Once again, I am very proud of you jorn. Way to be a well prepared leader. Maybe the whole group learned a lesson on being prepared. Did you catch any fish? If I ever get to go back to Norway then I want to go on one of those fishing extreme trips....very cool.


----------



## jorn (Oct 25, 2012)

No. Dident even catch a small one. That trip was all pain and no gain  But it's always fun to try  The phone really impressed me that day.


----------



## mat_the_cat (Oct 30, 2012)

Preamp said:


> My Sonim XP3.2 does not need an App for use as a flash light. Once it managed to activate itself in my pocket.

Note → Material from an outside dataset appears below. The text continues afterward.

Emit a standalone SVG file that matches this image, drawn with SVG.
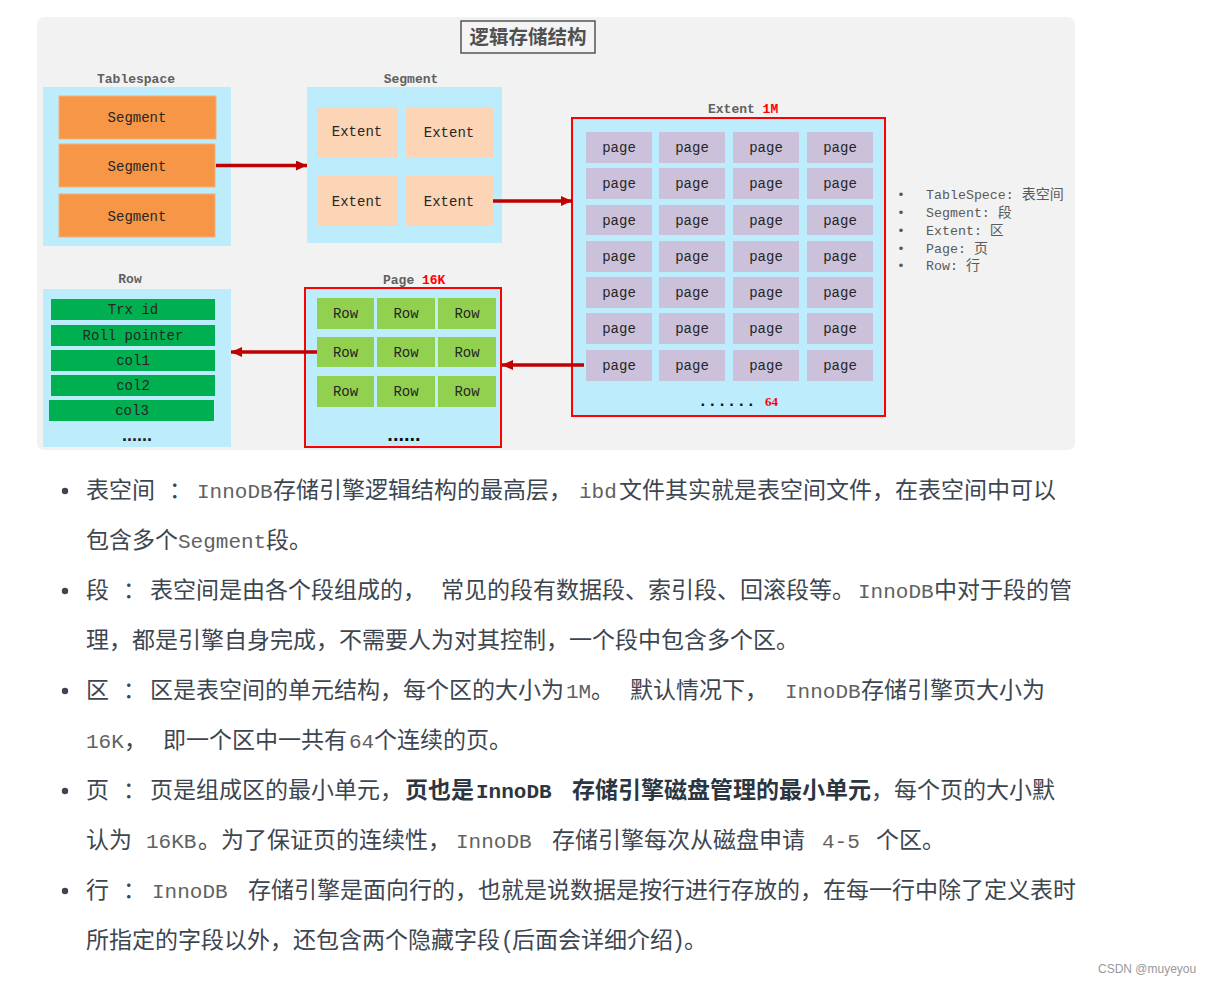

Mine used to do that all the time, so I took a sharp scalpel, and trimmed off a few mm from the button to make it more recessed. Don't worry, there is plenty of material behind so you won't make the phone leak!


----------



## Preamp (Oct 30, 2012)

Good idea, but that won't work for mine. After about 2 years the GPS stopped working, so I sent it to service. They sent me a completely new unit back. But this one seems to have a different software. The flashlight isn't operated with the side-button, but with the '5' key! Took me a couple of minutes to figure that out, since it's not documented anywhere...


----------



## Pmbspyder (Oct 30, 2012)

i never use mine for more than 1-2 minutes. more because it drains the battery incredibly fast than anything else...


----------



## fresh eddie fresh (Oct 30, 2012)

If I need a little light and happen to have the phone in my hands, I just wake it up and use the screen. My flashlight app needs to be turned on and then the level set... it takes about as long to do that as it does to complete whatever task I need it for! (Usually to find a regular flashlight!  )


----------



## tam17 (Oct 31, 2012)

My phone has neither camera nor flash - it has a dedicated SMD LED though, and sometimes the screen glow is just enough. I've seen people running the flash LED for 2-3 minutes while recording a video. Light intensity is far below still camera flash, and I believe flash app doesn't use the full blast either. It would surely melt the LED if used continuously. But, heatsinking may actually work if phone body is alloy and if any thermal path exists (too many "ifs" here...)

Cheers


----------



## LightJaguar (Nov 1, 2012)

I think it depends on the intensity of the LED. I've had a few HTC phones that have the flashlight app and have different levels of intensity for the LED. If remember correctly the first time you use it or it might be another flashlight app it warns against extended use of the LED. 
I for one find it much much easier and fun to use my key chain flashlight. Right now it's a thrunite Ti AAA flashlight that is bright and much better for tasks requiring a flashlight. 
I think that on my Droid 2 I had a custom rom where you could assign the camera button to turn on the LED and use it as a flashlight. I think two quick presses and only the LED came on. On my other phones I have to unlock the screen look for the app and use my fingers thumb to navigate through the touch screen. With my keychain I just reach in, grab the flashlight and twist.


----------



## legtu (Nov 3, 2012)

i've used mine a couple of times maybe 1-2 mins. max. but if need be, i'll let it run as long as it can...


----------



## AndoDoug (May 1, 2015)

AstralWraith said:


> In short, the phones are generally designed structurally to allow for the continuous operation of that led 'camera flash', it isn't actually that power hungry. Your only issue is shortening the battery life significantly.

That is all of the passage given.